## Given problem
Restate the data exactly as given and keep the pictures out.
■ ■ ■
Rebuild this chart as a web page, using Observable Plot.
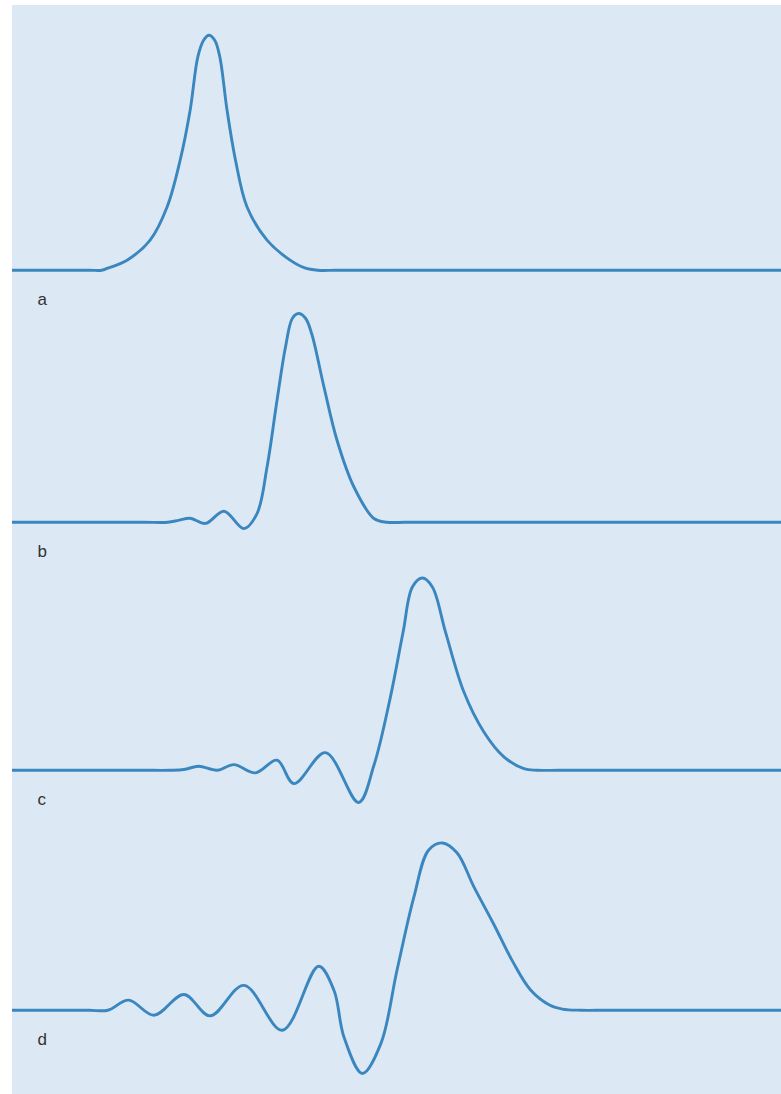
<!DOCTYPE html>
<html>
<head>
<meta charset="utf-8">
<script src="https://cdn.jsdelivr.net/npm/d3@7"></script>
<script src="https://cdn.jsdelivr.net/npm/@observablehq/plot@0.6"></script>
<style>
  html, body { margin: 0; padding: 0; background: #ffffff; }
  #panel {
    position: absolute; left: 12px; top: 5px; width: 769px; height: 1089px;
    background: #dde8f5; overflow: hidden;
  }
  #panel svg { position: absolute; left: 0; background: transparent; overflow: visible; }
</style>
</head>
<body>
<div id="panel"></div>
<script>
// Panel labels
const labels = ["a", "b", "c", "d"];

// Wave form x positions (arbitrary time units 0–100) and amplitudes (peak of a = 100)
const xA = [0, 5, 10, 11.6, 12.4, 14.9, 17.9, 20.1, 21.8, 23.1, 24.1, 24.85, 25.55, 26.3, 26.96, 27.9, 29.0, 30.5, 33.1, 36.1, 38.0, 39.7, 42, 46, 52, 60, 70, 80, 90, 100];
const yA = [0, 0, 0, 0, 0.9, 4.3, 12.8, 26.9, 46.8, 68.1, 90.8, 97.9, 100, 97.9, 90.8, 68.1, 46.8, 26.9, 12.8, 4.3, 1.0, 0, 0, 0, 0, 0, 0, 0, 0, 0];

const xB = [0, 10, 17, 20.2, 21.6, 23.1, 25.1, 27.5, 30.1, 31.8, 33.1, 34.4, 35.5, 36.4, 37.2, 38.1, 38.9, 40.5, 42.2, 44.4, 47.0, 48.7, 51, 55, 62, 70, 80, 90, 100];
const yB = [0, 0, 0, 0, 0.8, 1.7, -0.5, 4.7, -2.7, 3.7, 23.5, 51.9, 74.6, 86.8, 88.8, 86.8, 80.3, 57.6, 34.9, 15.0, 1.6, 0, 0, 0, 0, 0, 0, 0, 0];

const xC = [0, 10, 17, 20.5, 22.3, 24.2, 26.6, 28.8, 31.6, 34.4, 36.6, 40.7, 45.0, 47.0, 49.1, 50.8, 52.0, 53.3, 54.6, 56.3, 58.7, 61.3, 63.9, 66.5, 68.2, 71, 75, 80, 90, 100];
const yC = [0, 0, 0, 0, 0.3, 1.7, 0, 2.4, -1.1, 4.3, -5.7, 7.5, -13.7, 2.1, 30.5, 58.9, 78.0, 81.8, 78.0, 58.9, 33.3, 16.3, 5.7, 0.7, 0, 0, 0, 0, 0, 0];

const xD = [0, 6, 10, 12.4, 15.1, 18.4, 22.3, 25.7, 30.1, 35.1, 39.8, 41.8, 43.1, 45.5, 47.9, 50.0, 52.2, 54.1, 55.9, 57.8, 60.0, 62.6, 65.0, 67.4, 69.9, 71.5, 73.9, 77, 82, 90, 100];
const yD = [0, 0, 0, 0, 4.3, -2.1, 6.7, -2.4, 10.6, -8.5, 18.7, 8.5, -11.4, -26.9, -14.2, 17.0, 48.2, 68.1, 71.2, 67.0, 52.5, 36.5, 21.0, 8.5, 2.1, 0.5, 0, 0, 0, 0, 0];

const series = [[xA, yA], [xB, yB], [xC, yC], [xD, yD]];
// baseline position of each panel inside the blue panel (px)
const baselines = [265, 517, 765, 1005];

const yMin = -30, yMax = 105, pxPerUnit = 2.35;
const H = (yMax - yMin) * pxPerUnit;
const panel = document.getElementById("panel");

series.forEach(([xs, ys], i) => {
  const data = xs.map((x, j) => ({x, y: ys[j]}));
  const chart = Plot.plot({
    width: 769,
    height: H,
    margin: 0,
    x: {domain: [0, 100], axis: null},
    y: {domain: [yMin, yMax], axis: null},
    style: {background: "transparent", overflow: "visible"},
    marks: [
      Plot.line(data, {x: "x", y: "y", curve: "catmull-rom", stroke: "#3a87bf", strokeWidth: 2.9}),
      Plot.text([labels[i]], {
        text: d => d, frameAnchor: "bottom-left", dx: 25, dy: -41,
        lineAnchor: "middle", fontSize: 17, fill: "#333333",
        fontFamily: "Liberation Sans, Arial, sans-serif"
      })
    ]
  });
  chart.style.top = (baselines[i] - yMax * pxPerUnit) + "px";
  panel.appendChild(chart);
});
</script>
</body>
</html>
■ ■ ■
## Exercise answer
Rebuild this chart as a web page, using Observable Plot.
<!DOCTYPE html>
<html>
<head>
<meta charset="utf-8">
<script src="https://cdn.jsdelivr.net/npm/d3@7"></script>
<script src="https://cdn.jsdelivr.net/npm/@observablehq/plot@0.6"></script>
<style>
  html, body { margin: 0; padding: 0; background: #ffffff; }
  #panel {
    position: absolute; left: 12px; top: 5px; width: 769px; height: 1089px;
    background: #dde8f5; overflow: hidden;
  }
  #panel svg { position: absolute; left: 0; background: transparent; overflow: visible; }
</style>
</head>
<body>
<div id="panel"></div>
<script>
// Panel labels
const labels = ["a", "b", "c", "d"];

// Wave form x positions (arbitrary time units 0–100) and amplitudes (peak of a = 100)
const xA = [0, 5, 10, 11.6, 12.4, 14.9, 17.9, 20.1, 21.8, 23.1, 24.1, 24.85, 25.55, 26.3, 26.96, 27.9, 29.0, 30.5, 33.1, 36.1, 38.0, 39.7, 42, 46, 52, 60, 70, 80, 90, 100];
const yA = [0, 0, 0, 0, 0.9, 4.3, 12.8, 26.9, 46.8, 68.1, 90.8, 97.9, 100, 97.9, 90.8, 68.1, 46.8, 26.9, 12.8, 4.3, 1.0, 0, 0, 0, 0, 0, 0, 0, 0, 0];

const xB = [0, 10, 17, 20.2, 21.6, 23.1, 25.1, 27.5, 30.1, 31.8, 33.1, 34.4, 35.5, 36.4, 37.2, 38.1, 38.9, 40.5, 42.2, 44.4, 47.0, 48.7, 51, 55, 62, 70, 80, 90, 100];
const yB = [0, 0, 0, 0, 0.8, 1.7, -0.5, 4.7, -2.7, 3.7, 23.5, 51.9, 74.6, 86.8, 88.8, 86.8, 80.3, 57.6, 34.9, 15.0, 1.6, 0, 0, 0, 0, 0, 0, 0, 0];

const xC = [0, 10, 17, 20.5, 22.3, 24.2, 26.6, 28.8, 31.6, 34.4, 36.6, 40.7, 45.0, 47.0, 49.1, 50.8, 52.0, 53.3, 54.6, 56.3, 58.7, 61.3, 63.9, 66.5, 68.2, 71, 75, 80, 90, 100];
const yC = [0, 0, 0, 0, 0.3, 1.7, 0, 2.4, -1.1, 4.3, -5.7, 7.5, -13.7, 2.1, 30.5, 58.9, 78.0, 81.8, 78.0, 58.9, 33.3, 16.3, 5.7, 0.7, 0, 0, 0, 0, 0, 0];

const xD = [0, 6, 10, 12.4, 15.1, 18.4, 22.3, 25.7, 30.1, 35.1, 39.8, 41.8, 43.1, 45.5, 47.9, 50.0, 52.2, 54.1, 55.9, 57.8, 60.0, 62.6, 65.0, 67.4, 69.9, 71.5, 73.9, 77, 82, 90, 100];
const yD = [0, 0, 0, 0, 4.3, -2.1, 6.7, -2.4, 10.6, -8.5, 18.7, 8.5, -11.4, -26.9, -14.2, 17.0, 48.2, 68.1, 71.2, 67.0, 52.5, 36.5, 21.0, 8.5, 2.1, 0.5, 0, 0, 0, 0, 0];

const series = [[xA, yA], [xB, yB], [xC, yC], [xD, yD]];
// baseline position of each panel inside the blue panel (px)
const baselines = [265, 517, 765, 1005];

const yMin = -30, yMax = 105, pxPerUnit = 2.35;
const H = (yMax - yMin) * pxPerUnit;
const panel = document.getElementById("panel");

series.forEach(([xs, ys], i) => {
  const data = xs.map((x, j) => ({x, y: ys[j]}));
  const chart = Plot.plot({
    width: 769,
    height: H,
    margin: 0,
    x: {domain: [0, 100], axis: null},
    y: {domain: [yMin, yMax], axis: null},
    style: {background: "transparent", overflow: "visible"},
    marks: [
      Plot.line(data, {x: "x", y: "y", curve: "catmull-rom", stroke: "#3a87bf", strokeWidth: 2.9}),
      Plot.text([labels[i]], {
        text: d => d, frameAnchor: "bottom-left", dx: 25, dy: -41,
        lineAnchor: "middle", fontSize: 17, fill: "#333333",
        fontFamily: "Liberation Sans, Arial, sans-serif"
      })
    ]
  });
  chart.style.top = (baselines[i] - yMax * pxPerUnit) + "px";
  panel.appendChild(chart);
});
</script>
</body>
</html>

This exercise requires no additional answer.